Farklı zihniyetlerin sosyolojik analizi üzerinden ele alındığında 28 Şubat, Türkiye’de Osmanlı’dan Cumhuriyet’e devam eden kültürel bölünmenin güç mücadelesini yansıtan bir olay olarak kabul edilebilir. Bu ayrılık, bir yönüyle tarihsel ve sosyolojik değişim süreçlerinin bir sonucudur ve olağan yönlere sahiptir. Bir toplumun bütünüyle homojen, tek tip tarzda örgütlenmesi temelde insan olmanın hakikatine aykırıdır. Toplumsal değişim sadece farklı kültürel kaynaklardan gelenleri ayrıştırmaz, zamanla benzer kültürel yapıları da farklılaştırabilir. Ancak değişimin çok yönlülüğünü göz ardı eden ve yeni gerçekliği görmezden gelen bir zihniyet elde ettiklerini muhafaza etmek için daha da tutucu hale gelebilir. 28 Şubat’ın en bilindik sloganlarından biri, bin yıl süreceği iddiasıdır. Kendisini üstün, ayrıcalıklı gören ve farklı alanlarda elde ettiği gücü kaybetmeme yönünde refleksler gösteren zihniyet, karşıtlarını tutucu, gerici ve çağın gerçeklerinin dışında olarak itham etmiştir. Çatışma, görünür sembollere indirgenmiştir. Burada da tıpkı darbeyi demokratikleşmek için isteme ironisi gibi bir ironi vardır.

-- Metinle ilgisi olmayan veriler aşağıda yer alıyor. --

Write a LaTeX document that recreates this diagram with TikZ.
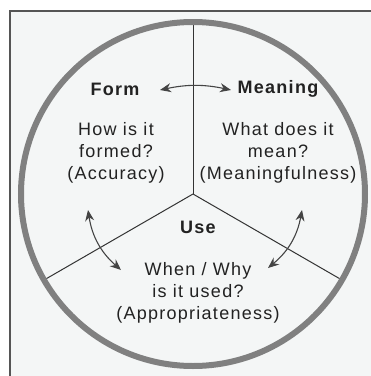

MAĞDURİYETİ YOK SAYIYORLAR

28 Şubat döneminde yaşananlar medyada ya da sosyal medyada gündem olduğunda “ne olmuş ki” şeklinde tarif edilebilecek tepkiler alabiliyor. Yaşanmış bir mağduriyetin paylaşılması, yine benzer bir şekilde mağduriyet söyleminin abartıldığı şeklinde yorumlanabiliyor. 28 Şubat sürecini yakın dönemden daha iyi bir dönem olarak kurgulayan ve aklamaya çalışan anonim sosyal medya hesapları da çeşitli içerikler paylaşabiliyorlar. Bu tavır ve yorumlar oldukça yaygın hale gelmiştir. Sosyal medyada beğenmediği ve karşı olduğu insanları, grupları ve oluşumları tahrik etme eğilimi oldukça yaygındır.

Sosyal medyada birçok meselede karşılıklı reaksiyonlarla sürdürülen tarz, gerçekliğin ne olduğu ile ilgili bir kaygıya dayanmamaktadır. Bu mecralarda geçmiş, gerçekliğinde ne olduğundan çok farklı şekilde arzulara göre yeniden kurgulanabilmekte ve daima alıcı bulabilmektedir. Bütün bunların 28 Şubat gerçekliğini farklı göstermek için kullanıldığı da dikkat çekmektedir. Dindar, muhafazakâr ve İslamcı tiplerin öteki olarak sembolleştirilmesi ve muhalif söylemlere göre yargılanması, olumsuz örneklerden yapılan genellemeler başvurulan stratejilerdir. Hazır, kültürel bölünmenin ürettiği ve daima destek bulabilecek şablonlara kolayca başvurulmaktadır. Kolaycılık da ahlaki bir yozlaşma meselesidir. Bütün bunlar 28 Şubat’ın tıpkı diğer darbeler gibi Türkiye’ye ağır maliyeti olan bir darbe olduğu gerçeğini değiştirmemektedir. Maliyetin yükü ise bütün topluma ve nesillere kalmaktadır.